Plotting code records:
..............................
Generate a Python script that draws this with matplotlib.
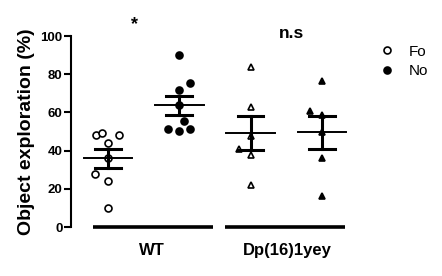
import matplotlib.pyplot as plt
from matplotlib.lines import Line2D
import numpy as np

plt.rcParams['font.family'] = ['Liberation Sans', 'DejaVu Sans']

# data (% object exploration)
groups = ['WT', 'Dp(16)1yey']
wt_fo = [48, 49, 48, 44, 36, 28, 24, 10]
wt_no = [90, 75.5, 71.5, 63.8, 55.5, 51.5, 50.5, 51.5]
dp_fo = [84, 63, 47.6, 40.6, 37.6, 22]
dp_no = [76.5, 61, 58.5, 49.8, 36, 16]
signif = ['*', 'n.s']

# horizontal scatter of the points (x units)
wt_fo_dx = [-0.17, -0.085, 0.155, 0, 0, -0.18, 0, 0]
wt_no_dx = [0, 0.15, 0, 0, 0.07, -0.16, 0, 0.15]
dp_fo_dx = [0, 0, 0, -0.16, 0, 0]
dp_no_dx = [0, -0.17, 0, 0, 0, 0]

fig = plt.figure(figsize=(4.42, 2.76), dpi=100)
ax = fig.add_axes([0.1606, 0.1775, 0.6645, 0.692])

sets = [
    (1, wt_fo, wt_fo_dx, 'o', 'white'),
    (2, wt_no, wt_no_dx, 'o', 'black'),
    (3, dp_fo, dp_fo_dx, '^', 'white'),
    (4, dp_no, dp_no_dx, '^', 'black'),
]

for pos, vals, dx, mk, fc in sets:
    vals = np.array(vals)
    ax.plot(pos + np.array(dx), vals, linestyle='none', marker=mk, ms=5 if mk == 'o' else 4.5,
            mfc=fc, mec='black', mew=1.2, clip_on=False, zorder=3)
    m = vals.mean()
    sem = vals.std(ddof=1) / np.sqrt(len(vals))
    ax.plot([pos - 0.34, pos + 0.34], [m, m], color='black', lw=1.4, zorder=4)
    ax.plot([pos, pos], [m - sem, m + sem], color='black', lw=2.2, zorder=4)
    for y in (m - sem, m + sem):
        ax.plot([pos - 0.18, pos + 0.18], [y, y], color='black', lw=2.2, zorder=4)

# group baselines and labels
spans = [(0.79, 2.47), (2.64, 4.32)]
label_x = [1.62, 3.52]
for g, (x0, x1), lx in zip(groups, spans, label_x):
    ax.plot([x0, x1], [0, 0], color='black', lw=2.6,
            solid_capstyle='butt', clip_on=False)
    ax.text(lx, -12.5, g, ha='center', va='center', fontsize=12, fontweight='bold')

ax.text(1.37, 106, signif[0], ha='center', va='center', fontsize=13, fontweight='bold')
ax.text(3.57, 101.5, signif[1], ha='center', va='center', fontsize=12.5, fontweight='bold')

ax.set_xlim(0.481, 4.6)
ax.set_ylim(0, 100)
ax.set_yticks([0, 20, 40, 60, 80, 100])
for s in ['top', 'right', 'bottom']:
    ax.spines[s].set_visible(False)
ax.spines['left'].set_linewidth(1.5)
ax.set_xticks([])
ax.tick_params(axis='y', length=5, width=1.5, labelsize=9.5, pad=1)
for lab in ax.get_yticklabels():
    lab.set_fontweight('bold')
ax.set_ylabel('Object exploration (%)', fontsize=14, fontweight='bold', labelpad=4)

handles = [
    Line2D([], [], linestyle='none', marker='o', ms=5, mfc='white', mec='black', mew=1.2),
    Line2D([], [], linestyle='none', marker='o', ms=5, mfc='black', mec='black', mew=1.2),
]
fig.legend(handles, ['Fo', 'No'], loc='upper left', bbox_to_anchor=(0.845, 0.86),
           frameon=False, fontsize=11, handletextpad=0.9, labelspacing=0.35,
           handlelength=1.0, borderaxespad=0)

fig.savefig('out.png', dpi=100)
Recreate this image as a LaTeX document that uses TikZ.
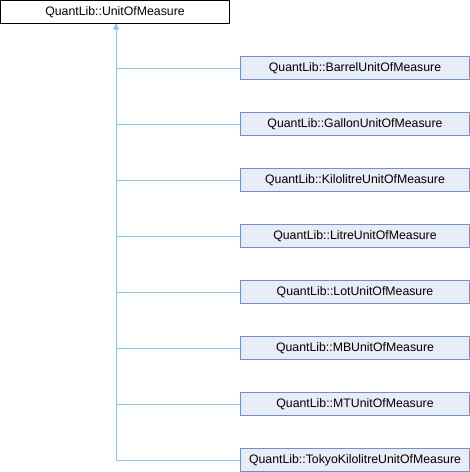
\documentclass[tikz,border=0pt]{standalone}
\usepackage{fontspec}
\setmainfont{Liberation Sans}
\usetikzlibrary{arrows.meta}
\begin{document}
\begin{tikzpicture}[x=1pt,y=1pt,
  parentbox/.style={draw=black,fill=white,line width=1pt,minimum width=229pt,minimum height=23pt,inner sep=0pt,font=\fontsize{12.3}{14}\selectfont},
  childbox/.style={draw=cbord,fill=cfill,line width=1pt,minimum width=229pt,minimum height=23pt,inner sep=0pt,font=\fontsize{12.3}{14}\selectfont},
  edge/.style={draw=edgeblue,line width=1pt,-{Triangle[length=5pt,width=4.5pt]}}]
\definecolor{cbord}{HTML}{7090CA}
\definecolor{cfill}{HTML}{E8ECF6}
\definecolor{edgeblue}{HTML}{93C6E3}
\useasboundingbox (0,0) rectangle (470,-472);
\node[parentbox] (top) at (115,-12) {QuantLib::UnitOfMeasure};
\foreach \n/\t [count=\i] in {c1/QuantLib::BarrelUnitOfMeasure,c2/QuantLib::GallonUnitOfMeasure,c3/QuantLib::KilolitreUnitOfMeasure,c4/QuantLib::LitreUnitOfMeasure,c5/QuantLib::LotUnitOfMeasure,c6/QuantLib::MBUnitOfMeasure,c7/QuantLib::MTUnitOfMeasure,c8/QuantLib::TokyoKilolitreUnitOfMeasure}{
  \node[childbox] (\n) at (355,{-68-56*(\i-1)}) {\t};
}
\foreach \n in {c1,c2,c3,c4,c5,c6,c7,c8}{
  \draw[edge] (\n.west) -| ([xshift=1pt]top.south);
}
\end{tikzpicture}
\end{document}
..............................
__Stated task__: Without any pictures, reproduce the lines from the first one in the material through the line that has "signif = ['*', 'n.s']", exactly as they appear.

__Expected answer__:
Generate a Python script that draws this with matplotlib.
import matplotlib.pyplot as plt
from matplotlib.lines import Line2D
import numpy as np

plt.rcParams['font.family'] = ['Liberation Sans', 'DejaVu Sans']

# data (% object exploration)
groups = ['WT', 'Dp(16)1yey']
wt_fo = [48, 49, 48, 44, 36, 28, 24, 10]
wt_no = [90, 75.5, 71.5, 63.8, 55.5, 51.5, 50.5, 51.5]
dp_fo = [84, 63, 47.6, 40.6, 37.6, 22]
dp_no = [76.5, 61, 58.5, 49.8, 36, 16]
signif = ['*', 'n.s']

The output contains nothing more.